By law, deposits can't be 'non-refundable'; if a company keeps your money ask for a breakdown of why it can't be refunded. Read more about this below.
Availability can sometimes be an issue with venues, with some going bust, or even being double booked.
Before you commit to a venue for your wedding ceremony or reception, make sure you read the small print of your contract.
Should you need to move or cancel the date, what would your rights be? Look at what cancellation charges may apply and the timelines for these.
No one wants to find themselves having to cancel or move the date of their wedding, but it can happen - due to family illness, for example.
And you may have paid a deposit, or even the full cost of your venue already.
If you cancel your venue it is usually only allowed to keep an amount of money that will cover its actual losses.
For example, if you cancel one day before your wedding day, it will be unlikely that the venue will be able to cover all of its costs.
If you cancel at short notice, the business will have reasonable grounds to keep most - if not all - of your deposit, minus any savings it can make.
Possibly by cancelling orders, staff or if it is able to reuse any stock at a later date (like bottled alcohol).
In some cases they may choose to charge a cancellation fee. If they do so, this should be explained in your contract.
It is reasonable to expect your venue to give you a full or partial refund if you cancel well in advance because it will be able to resell the booking.
A cancellation charge is not necessarily fair just because it is in the contract you signed. If you are faced with a cancellation charge, it needs to be reasonable.
Cancellation charges should be a genuine estimate of the business’ direct loss.
So you’re clear on any costs, you may want to query the cancellation charge and check when it would apply before signing a contract.
If your wedding venue goes into administration, you'll need to register your claim for a refund with the administrator.
This can take a lot of time, and doesn't guarantee the whole of your deposit or venue fee back.

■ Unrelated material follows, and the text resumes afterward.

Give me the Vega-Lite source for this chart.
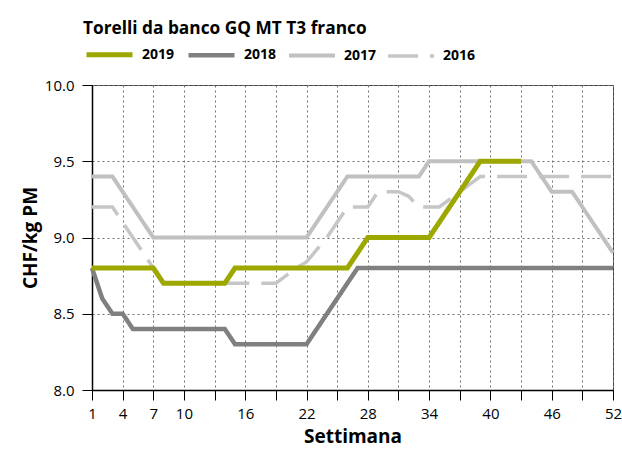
{
  "$schema": "https://vega.github.io/schema/vega-lite/v6.json",
  "width": 521,
  "height": 305,
  "autosize": "none",
  "padding": {"left": 92, "top": 85, "right": 9, "bottom": 68},
  "background": "white",
  "config": {
    "font": "Open Sans",
    "view": {"stroke": "#404040", "strokeWidth": 1}
  },
  "title": {
    "text": "Torelli da banco GQ MT T3 franco",
    "anchor": "start",
    "frame": "group",
    "orient": "top",
    "dx": -9,
    "offset": -22,
    "baseline": "alphabetic",
    "font": "Open Sans",
    "fontSize": 17.3,
    "fontWeight": "bold",
    "color": "#000000"
  },
  "data": {
    "values": [
      {"year": "2016", "week": 1, "price": 9.2},
      {"year": "2016", "week": 2, "price": 9.2},
      {"year": "2016", "week": 3, "price": 9.2},
      {"year": "2016", "week": 4, "price": 9.1},
      {"year": "2016", "week": 5, "price": 9.0},
      {"year": "2016", "week": 6, "price": 8.9},
      {"year": "2016", "week": 7, "price": 8.8},
      {"year": "2016", "week": 8, "price": 8.7},
      {"year": "2016", "week": 9, "price": 8.7},
      {"year": "2016", "week": 10, "price": 8.7},
      {"year": "2016", "week": 11, "price": 8.7},
      {"year": "2016", "week": 12, "price": 8.7},
      {"year": "2016", "week": 13, "price": 8.7},
      {"year": "2016", "week": 14, "price": 8.7},
      {"year": "2016", "week": 15, "price": 8.7},
      {"year": "2016", "week": 16, "price": 8.7},
      {"year": "2016", "week": 17, "price": 8.7},
      {"year": "2016", "week": 18, "price": 8.7},
      {"year": "2016", "week": 19, "price": 8.7},
      {"year": "2016", "week": 20, "price": 8.75},
      {"year": "2016", "week": 21, "price": 8.8},
      {"year": "2016", "week": 22, "price": 8.84},
      {"year": "2016", "week": 23, "price": 8.92},
      {"year": "2016", "week": 24, "price": 9.0},
      {"year": "2016", "week": 25, "price": 9.1},
      {"year": "2016", "week": 26, "price": 9.2},
      {"year": "2016", "week": 27, "price": 9.2},
      {"year": "2016", "week": 28, "price": 9.2},
      {"year": "2016", "week": 29, "price": 9.3},
      {"year": "2016", "week": 30, "price": 9.3},
      {"year": "2016", "week": 31, "price": 9.3},
      {"year": "2016", "week": 32, "price": 9.27},
      {"year": "2016", "week": 33, "price": 9.2},
      {"year": "2016", "week": 34, "price": 9.2},
      {"year": "2016", "week": 35, "price": 9.2},
      {"year": "2016", "week": 36, "price": 9.25},
      {"year": "2016", "week": 37, "price": 9.3},
      {"year": "2016", "week": 38, "price": 9.35},
      {"year": "2016", "week": 39, "price": 9.4},
      {"year": "2016", "week": 40, "price": 9.4},
      {"year": "2016", "week": 41, "price": 9.4},
      {"year": "2016", "week": 42, "price": 9.4},
      {"year": "2016", "week": 43, "price": 9.4},
      {"year": "2016", "week": 44, "price": 9.4},
      {"year": "2016", "week": 45, "price": 9.4},
      {"year": "2016", "week": 46, "price": 9.4},
      {"year": "2016", "week": 47, "price": 9.4},
      {"year": "2016", "week": 48, "price": 9.4},
      {"year": "2016", "week": 49, "price": 9.4},
      {"year": "2016", "week": 50, "price": 9.4},
      {"year": "2016", "week": 51, "price": 9.4},
      {"year": "2016", "week": 52, "price": 9.4},
      {"year": "2017", "week": 1, "price": 9.4},
      {"year": "2017", "week": 2, "price": 9.4},
      {"year": "2017", "week": 3, "price": 9.4},
      {"year": "2017", "week": 4, "price": 9.3},
      {"year": "2017", "week": 5, "price": 9.2},
      {"year": "2017", "week": 6, "price": 9.1},
      {"year": "2017", "week": 7, "price": 9.0},
      {"year": "2017", "week": 8, "price": 9.0},
      {"year": "2017", "week": 9, "price": 9.0},
      {"year": "2017", "week": 10, "price": 9.0},
      {"year": "2017", "week": 11, "price": 9.0},
      {"year": "2017", "week": 12, "price": 9.0},
      {"year": "2017", "week": 13, "price": 9.0},
      {"year": "2017", "week": 14, "price": 9.0},
      {"year": "2017", "week": 15, "price": 9.0},
      {"year": "2017", "week": 16, "price": 9.0},
      {"year": "2017", "week": 17, "price": 9.0},
      {"year": "2017", "week": 18, "price": 9.0},
      {"year": "2017", "week": 19, "price": 9.0},
      {"year": "2017", "week": 20, "price": 9.0},
      {"year": "2017", "week": 21, "price": 9.0},
      {"year": "2017", "week": 22, "price": 9.0},
      {"year": "2017", "week": 23, "price": 9.1},
      {"year": "2017", "week": 24, "price": 9.2},
      {"year": "2017", "week": 25, "price": 9.3},
      {"year": "2017", "week": 26, "price": 9.4},
      {"year": "2017", "week": 27, "price": 9.4},
      {"year": "2017", "week": 28, "price": 9.4},
      {"year": "2017", "week": 29, "price": 9.4},
      {"year": "2017", "week": 30, "price": 9.4},
      {"year": "2017", "week": 31, "price": 9.4},
      {"year": "2017", "week": 32, "price": 9.4},
      {"year": "2017", "week": 33, "price": 9.4},
      {"year": "2017", "week": 34, "price": 9.5},
      {"year": "2017", "week": 35, "price": 9.5},
      {"year": "2017", "week": 36, "price": 9.5},
      {"year": "2017", "week": 37, "price": 9.5},
      {"year": "2017", "week": 38, "price": 9.5},
      {"year": "2017", "week": 39, "price": 9.5},
      {"year": "2017", "week": 40, "price": 9.5},
      {"year": "2017", "week": 41, "price": 9.5},
      {"year": "2017", "week": 42, "price": 9.5},
      {"year": "2017", "week": 43, "price": 9.5},
      {"year": "2017", "week": 44, "price": 9.5},
      {"year": "2017", "week": 45, "price": 9.4},
      {"year": "2017", "week": 46, "price": 9.3},
      {"year": "2017", "week": 47, "price": 9.3},
      {"year": "2017", "week": 48, "price": 9.3},
      {"year": "2017", "week": 49, "price": 9.2},
      {"year": "2017", "week": 50, "price": 9.1},
      {"year": "2017", "week": 51, "price": 9.0},
      {"year": "2017", "week": 52, "price": 8.9},
      {"year": "2018", "week": 1, "price": 8.8},
      {"year": "2018", "week": 2, "price": 8.6},
      {"year": "2018", "week": 3, "price": 8.5},
      {"year": "2018", "week": 4, "price": 8.5},
      {"year": "2018", "week": 5, "price": 8.4},
      {"year": "2018", "week": 6, "price": 8.4},
      {"year": "2018", "week": 7, "price": 8.4},
      {"year": "2018", "week": 8, "price": 8.4},
      {"year": "2018", "week": 9, "price": 8.4},
      {"year": "2018", "week": 10, "price": 8.4},
      {"year": "2018", "week": 11, "price": 8.4},
      {"year": "2018", "week": 12, "price": 8.4},
      {"year": "2018", "week": 13, "price": 8.4},
      {"year": "2018", "week": 14, "price": 8.4},
      {"year": "2018", "week": 15, "price": 8.3},
      {"year": "2018", "week": 16, "price": 8.3},
      {"year": "2018", "week": 17, "price": 8.3},
      {"year": "2018", "week": 18, "price": 8.3},
      {"year": "2018", "week": 19, "price": 8.3},
      {"year": "2018", "week": 20, "price": 8.3},
      {"year": "2018", "week": 21, "price": 8.3},
      {"year": "2018", "week": 22, "price": 8.3},
      {"year": "2018", "week": 23, "price": 8.4},
      {"year": "2018", "week": 24, "price": 8.5},
      {"year": "2018", "week": 25, "price": 8.6},
      {"year": "2018", "week": 26, "price": 8.7},
      {"year": "2018", "week": 27, "price": 8.8},
      {"year": "2018", "week": 28, "price": 8.8},
      {"year": "2018", "week": 29, "price": 8.8},
      {"year": "2018", "week": 30, "price": 8.8},
      {"year": "2018", "week": 31, "price": 8.8},
      {"year": "2018", "week": 32, "price": 8.8},
      {"year": "2018", "week": 33, "price": 8.8},
      {"year": "2018", "week": 34, "price": 8.8},
      {"year": "2018", "week": 35, "price": 8.8},
      {"year": "2018", "week": 36, "price": 8.8},
      {"year": "2018", "week": 37, "price": 8.8},
      {"year": "2018", "week": 38, "price": 8.8},
      {"year": "2018", "week": 39, "price": 8.8},
      {"year": "2018", "week": 40, "price": 8.8},
      {"year": "2018", "week": 41, "price": 8.8},
      {"year": "2018", "week": 42, "price": 8.8},
      {"year": "2018", "week": 43, "price": 8.8},
      {"year": "2018", "week": 44, "price": 8.8},
      {"year": "2018", "week": 45, "price": 8.8},
      {"year": "2018", "week": 46, "price": 8.8},
      {"year": "2018", "week": 47, "price": 8.8},
      {"year": "2018", "week": 48, "price": 8.8},
      {"year": "2018", "week": 49, "price": 8.8},
      {"year": "2018", "week": 50, "price": 8.8},
      {"year": "2018", "week": 51, "price": 8.8},
      {"year": "2018", "week": 52, "price": 8.8},
      {"year": "2019", "week": 1, "price": 8.8},
      {"year": "2019", "week": 2, "price": 8.8},
      {"year": "2019", "week": 3, "price": 8.8},
      {"year": "2019", "week": 4, "price": 8.8},
      {"year": "2019", "week": 5, "price": 8.8},
      {"year": "2019", "week": 6, "price": 8.8},
      {"year": "2019", "week": 7, "price": 8.8},
      {"year": "2019", "week": 8, "price": 8.7},
      {"year": "2019", "week": 9, "price": 8.7},
      {"year": "2019", "week": 10, "price": 8.7},
      {"year": "2019", "week": 11, "price": 8.7},
      {"year": "2019", "week": 12, "price": 8.7},
      {"year": "2019", "week": 13, "price": 8.7},
      {"year": "2019", "week": 14, "price": 8.7},
      {"year": "2019", "week": 15, "price": 8.8},
      {"year": "2019", "week": 16, "price": 8.8},
      {"year": "2019", "week": 17, "price": 8.8},
      {"year": "2019", "week": 18, "price": 8.8},
      {"year": "2019", "week": 19, "price": 8.8},
      {"year": "2019", "week": 20, "price": 8.8},
      {"year": "2019", "week": 21, "price": 8.8},
      {"year": "2019", "week": 22, "price": 8.8},
      {"year": "2019", "week": 23, "price": 8.8},
      {"year": "2019", "week": 24, "price": 8.8},
      {"year": "2019", "week": 25, "price": 8.8},
      {"year": "2019", "week": 26, "price": 8.8},
      {"year": "2019", "week": 27, "price": 8.9},
      {"year": "2019", "week": 28, "price": 9.0},
      {"year": "2019", "week": 29, "price": 9.0},
      {"year": "2019", "week": 30, "price": 9.0},
      {"year": "2019", "week": 31, "price": 9.0},
      {"year": "2019", "week": 32, "price": 9.0},
      {"year": "2019", "week": 33, "price": 9.0},
      {"year": "2019", "week": 34, "price": 9.0},
      {"year": "2019", "week": 35, "price": 9.1},
      {"year": "2019", "week": 36, "price": 9.2},
      {"year": "2019", "week": 37, "price": 9.3},
      {"year": "2019", "week": 38, "price": 9.4},
      {"year": "2019", "week": 39, "price": 9.5},
      {"year": "2019", "week": 40, "price": 9.5},
      {"year": "2019", "week": 41, "price": 9.5},
      {"year": "2019", "week": 42, "price": 9.5},
      {"year": "2019", "week": 43, "price": 9.5}
    ]
  },
  "mark": {"type": "line", "strokeJoin": "miter", "strokeCap": "butt"},
  "encoding": {
    "x": {
      "field": "week",
      "type": "quantitative",
      "scale": {"domain": [1, 52], "nice": false, "zero": false},
      "axis": {
        "values": [1, 4, 7, 10, 13, 16, 19, 22, 25, 28, 31, 34, 37, 40, 43, 46, 49, 52],
        "labelExpr": "indexof([13,19,25,31,37,43,49], datum.value) >= 0 ? '' : datum.label",
        "title": "Settimana",
        "titleFont": "Open Sans",
        "titleFontSize": 19,
        "titleFontWeight": "bold",
        "titleColor": "#000000",
        "titlePadding": 6,
        "labelFont": "Open Sans",
        "labelFontSize": 15,
        "labelColor": "#000000",
        "labelPadding": 6,
        "labelFlush": false,
        "labelOverlap": false,
        "tickSize": 10,
        "tickColor": "#000000",
        "domainColor": "#000000",
        "domainWidth": 1.5,
        "grid": true,
        "gridDash": [2, 3],
        "gridColor": "#707070",
        "gridWidth": 1
      }
    },
    "y": {
      "field": "price",
      "type": "quantitative",
      "scale": {"domain": [8, 10], "nice": false, "zero": false},
      "axis": {
        "values": [8, 8.5, 9, 9.5, 10],
        "format": ".1f",
        "title": "CHF/kg PM",
        "titleFont": "Open Sans",
        "titleFontSize": 19,
        "titleFontWeight": "bold",
        "titleColor": "#000000",
        "titlePadding": 4,
        "labelFont": "Open Sans",
        "labelFontSize": 15,
        "labelColor": "#000000",
        "labelPadding": 8,
        "labelFlush": false,
        "tickSize": 10,
        "tickColor": "#000000",
        "domainColor": "#000000",
        "domainWidth": 1.5,
        "grid": true,
        "gridDash": [2, 3],
        "gridColor": "#707070",
        "gridWidth": 1
      }
    },
    "color": {
      "field": "year",
      "type": "nominal",
      "scale": {
        "domain": ["2019", "2018", "2017", "2016"],
        "range": ["#9ca800", "#808080", "#c0c0c0", "#c6c6c6"]
      },
      "legend": {
        "orient": "none",
        "legendX": -8,
        "legendY": -56,
        "direction": "horizontal",
        "title": null,
        "padding": 0,
        "symbolType": "stroke",
        "symbolSize": 2116,
        "symbolStrokeWidth": 5,
        "labelFont": "Open Sans",
        "labelFontSize": 14,
        "labelFontWeight": "bold",
        "labelColor": "#000000",
        "labelOffset": 7,
        "columnPadding": 4,
        "encode": {
          "symbols": {
            "update": {
              "strokeDash": {"signal": "datum.value == '2016' ? [10, 14] : [1, 0]"}
            }
          }
        }
      }
    },
    "strokeWidth": {
      "field": "year",
      "type": "nominal",
      "scale": {"domain": ["2019", "2018", "2017", "2016"], "range": [5, 3.5, 3.5, 3.5]},
      "legend": null
    },
    "strokeDash": {
      "field": "year",
      "type": "nominal",
      "scale": {"domain": ["2019", "2018", "2017", "2016"], "range": [[1, 0], [1, 0], [1, 0], [30, 12]]},
      "legend": null
    }
  }
}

If you've paid for part or all of the venue fee by credit card, you can make a Section 75 claim.
You could also consider claiming your money back from your wedding insurance provider.
Regardless of whether you have a problem with an absent DJ, a wedding dress disaster or a catering catastrophe the same consumer laws apply.

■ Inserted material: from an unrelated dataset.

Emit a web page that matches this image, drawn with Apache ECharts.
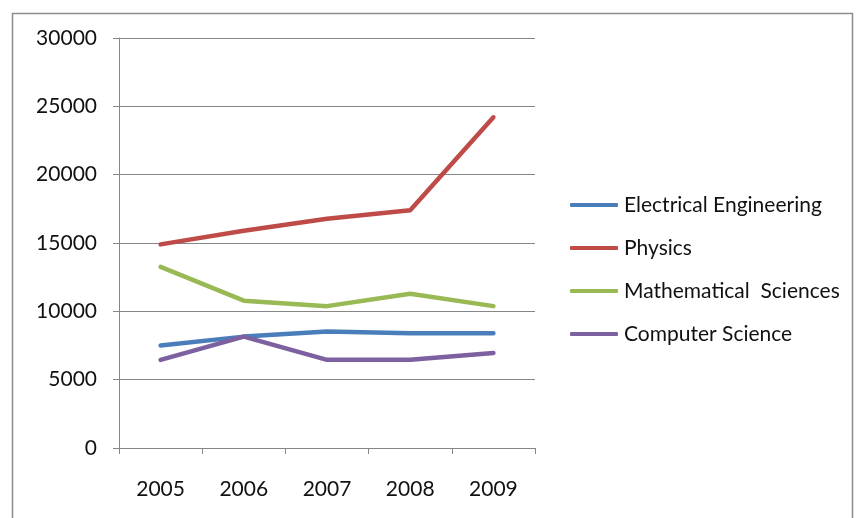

And any service you pay for - like catering, a DJ or transport - must be provided with ‘reasonable care and skill’.
This means that when something goes wrong, or falls way below expectations you can claim a full or partial refund.
It is always a good idea to explain any problem to the service provider straight away on the day - they may be able to fix the problem there and then.
And don’t forget, you can also claim additional compensation for emotional distress if it severely impacts your enjoyment of your big day.